In a geochemical analysis of oils and condensates from the Sable Subbasin, Illich et al. (1999) defined five oil families (three larger groupings). Two Families, A and B, were determined to have been generated from terrestrial type (III) organic matter from two closely related sources. The third, Family C, may represent the products of oil mixing since they have geochemical compositions indicative of terrestrial (Type III prodeltaic) and marine (Type II, carbonate-rich) source rocks. The remaining oils were grouped into two catch-all families, D and E. These contain very mature oils, some with unique compositions, and others that might be contaminated with drilling additives. They all have slightly different maturities that could represent separate source intervals. A Family D oil from the Venture D-23 well (4889m, DST No.4, 6U sand, Missisauga Fm.*) contained an above background level of gammacerane though the source rock and its age is unknown, but could be from an older, Early Jurassic source. (* Note: Illich et al. (1999) do not indicate the formation and DST number, and the 4771 m sample depth is incorrect.)

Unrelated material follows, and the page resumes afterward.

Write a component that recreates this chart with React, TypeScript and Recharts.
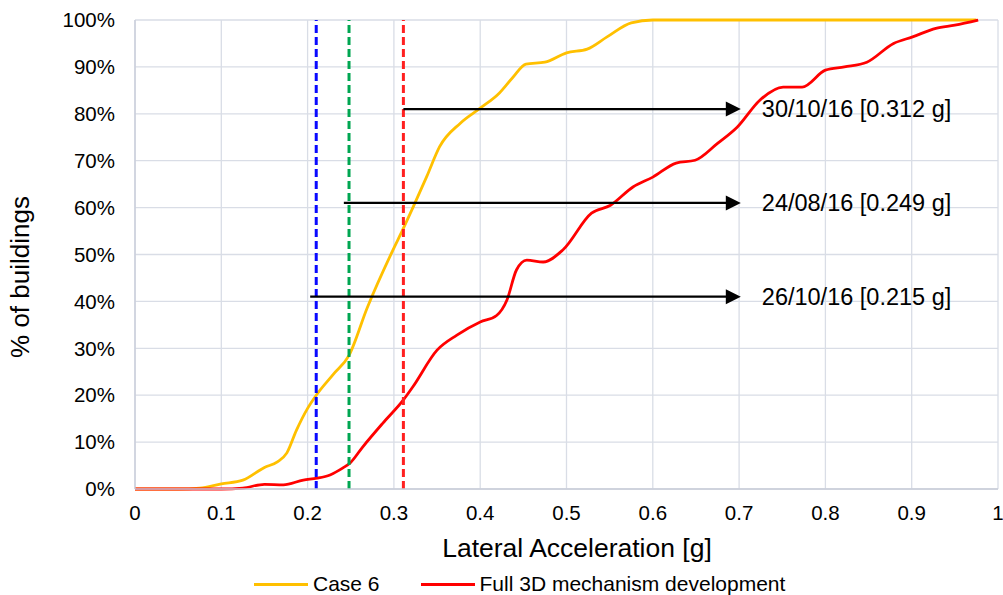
import { Label, Line, LineChart, ReferenceLine, XAxis, YAxis, CartesianGrid } from "recharts";

// Case 6 curve (lateral acceleration [g] -> % of buildings)
const case6Acc = [0, 0.05, 0.075, 0.1, 0.125, 0.15, 0.165, 0.176, 0.187, 0.2, 0.21, 0.23, 0.248, 0.269, 0.299, 0.31, 0.322, 0.338, 0.353, 0.377, 0.4, 0.422, 0.438, 0.453, 0.475, 0.5, 0.524, 0.547, 0.575, 0.6, 0.975];
const case6Pct = [0, 0, 0.2, 1.1, 1.9, 4.6, 5.8, 7.7, 12.5, 17.2, 20, 24.5, 28.5, 38.6, 51, 55.2, 60, 66.6, 73, 78, 81.2, 84.4, 87.8, 90.6, 91, 93, 93.8, 96.4, 99.4, 100, 100];

// Full 3D mechanism development curve
const fullAcc = [0, 0.1, 0.125, 0.15, 0.172, 0.195, 0.211, 0.226, 0.241, 0.249, 0.264, 0.287, 0.311, 0.322, 0.35, 0.373, 0.4, 0.419, 0.431, 0.442, 0.454, 0.473, 0.496, 0.529, 0.551, 0.577, 0.6, 0.627, 0.649, 0.675, 0.698, 0.724, 0.751, 0.773, 0.8, 0.822, 0.848, 0.879, 0.901, 0.928, 0.95, 0.977];
const fullPct = [0, 0, 0.2, 1, 0.9, 1.9, 2.3, 3, 4.5, 5.5, 9, 14, 19, 21.8, 29.6, 32.8, 35.6, 37, 40.3, 46.7, 48.8, 48.4, 51, 58.8, 60.5, 64.4, 66.5, 69.5, 70.1, 73.7, 77.2, 82.9, 85.7, 85.7, 89.3, 90, 91, 95, 96.4, 98.2, 98.9, 100];

// earthquake thresholds (vertical dashed lines)
const quakeAcc = [0.21, 0.248, 0.311];
const quakeColors = ["#0a0aff", "#00a651", "#ff2020"];

// arrows: start acceleration, end acceleration, level (%), text
const arrowFrom = [0.203, 0.242, 0.311];
const arrowTo = [0.702, 0.702, 0.702];
const arrowLevel = [41, 61, 81];
const arrowText = ["26/10/16 [0.215 g]", "24/08/16 [0.249 g]", "30/10/16 [0.312 g]"];

const xTicks = [0, 0.1, 0.2, 0.3, 0.4, 0.5, 0.6, 0.7, 0.8, 0.9, 1];
const yTicks = [0, 10, 20, 30, 40, 50, 60, 70, 80, 90, 100];

const series = [
  { name: "Case 6", color: "#ffc000" },
  { name: "Full 3D mechanism development", color: "#ff0000" },
];

const case6Data = case6Acc.map((x, i) => ({ x, y: case6Pct[i] }));
const fullData = fullAcc.map((x, i) => ({ x, y: fullPct[i] }));

const FONT = "'Liberation Sans', Arial, sans-serif";
const GRID = "#d9dde6";

function arrowShape(text: string) {
  return (p: any) => {
    const { x1, y1, x2 } = p;
    return (
      <g>
        <line x1={x1} y1={y1} x2={x2 - 6} y2={y1} stroke="#000" strokeWidth={2.2} />
        <polygon points={`${x2 - 15},${y1 - 7.5} ${x2},${y1} ${x2 - 15},${y1 + 7.5}`} fill="#000" />
        <text x={x2 + 21} y={y1 + 8} fontSize={23.5} fontFamily={FONT} fill="#000">
          {text}
        </text>
      </g>
    );
  };
}

export default function App() {
  return (
    <div style={{ position: "absolute", left: 0, top: 0, width: 1003, height: 595, fontFamily: FONT }}>
      <LineChart width={1003} height={595} margin={{ top: 20, right: 5, left: 0, bottom: 36 }}>
        <CartesianGrid stroke={GRID} strokeWidth={1.3} />
        <XAxis
          type="number"
          dataKey="x"
          domain={[0, 1]}
          ticks={xTicks}
          height={70}
          tickLine={false}
          tickSize={0}
          tickMargin={16}
          axisLine={{ stroke: "#c8cdd9", strokeWidth: 1.3 }}
          tick={{ fontSize: 20.5, fill: "#000", fontFamily: FONT }}
          tickFormatter={(v) => String(v)}
        >
          <Label
            content={() => (
              <text x={577} y={557} textAnchor="middle" fontSize={26.5} fontFamily={FONT} fill="#000">
                Lateral Acceleration [g]
              </text>
            )}
          />
        </XAxis>
        <YAxis
          type="number"
          domain={[0, 100]}
          ticks={yTicks}
          width={135}
          tickLine={false}
          tickSize={0}
          tickMargin={20}
          axisLine={{ stroke: "#c8cdd9", strokeWidth: 1.3 }}
          tick={{ fontSize: 20.5, fill: "#000", fontFamily: FONT }}
          tickFormatter={(v) => `${v}%`}
        >
          <Label
            content={() => (
              <text
                x={20}
                y={277}
                transform="rotate(-90 20 277)"
                textAnchor="middle"
                dominantBaseline="central"
                fontSize={26}
                fontFamily={FONT}
                fill="#000"
              >
                % of buildings
              </text>
            )}
          />
        </YAxis>
        <Line
          data={case6Data}
          dataKey="y"
          name={series[0].name}
          type="monotone"
          stroke={series[0].color}
          strokeWidth={2.8}
          dot={false}
          isAnimationActive={false}
        />
        <Line
          data={fullData}
          dataKey="y"
          name={series[1].name}
          type="monotone"
          stroke={series[1].color}
          strokeWidth={2.8}
          dot={false}
          isAnimationActive={false}
        />
        {quakeAcc.map((a, i) => (
          <ReferenceLine key={`q${i}`} x={a} stroke={quakeColors[i]} strokeWidth={3} strokeDasharray="8 4" />
        ))}
        {arrowLevel.map((lvl, i) => (
          <ReferenceLine
            key={`a${i}`}
            segment={[
              { x: arrowFrom[i], y: lvl },
              { x: arrowTo[i], y: lvl },
            ]}
            shape={arrowShape(arrowText[i])}
          />
        ))}
      </LineChart>
      <div
        style={{
          position: "absolute",
          left: 254,
          top: 572,
          display: "flex",
          alignItems: "center",
          fontSize: 21,
          color: "#000",
          lineHeight: "24px",
        }}
      >
        {series.map((s, i) => (
          <div key={s.name} style={{ display: "flex", alignItems: "center", marginRight: i === 0 ? 41 : 0 }}>
            <span style={{ display: "inline-block", width: 54, height: 3, background: s.color, marginRight: 5 }} />
            <span>{s.name}</span>
          </div>
        ))}
      </div>
    </div>
  );
}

Fowler and Obermajer (2001) defined three families of liquid hydrocarbons (1, 2 and 3a / 3b) in the Scotian Basin. Each has characteristic properties, maturation profiles and geographic separation suggesting they came from separate source rocks, with most sourced from terrestrially-derived organic matter (Type II-III). The high gravity (47-55 API) oils from the Cohasset, Panuke, Balmoral and Penobscot fields are from Family 1 and are probably the least mature. Family 2 oils are found in the Arcadia, Banquereau, Glenelg and North Triumph shelf-edge fields in the Sable Subbasin and were generated from rocks with greater levels of higher land plant material than the others, or, that they are less mature. Family 3 oils may be due to a mixture of the Family 1 and 2 oils. Since Family 1 oils are only found in the Cohasset area on the west side of the Sable Subbasin, and Family 2 in the North Triumph area in the south, this significant geographic separation supports the interpretation that they are from different sources. This study indicated that the Scotian basin oils and condensates had Ro equivalents of between 0.7 and 0.94% confirming they were generated in the central part of the oil window.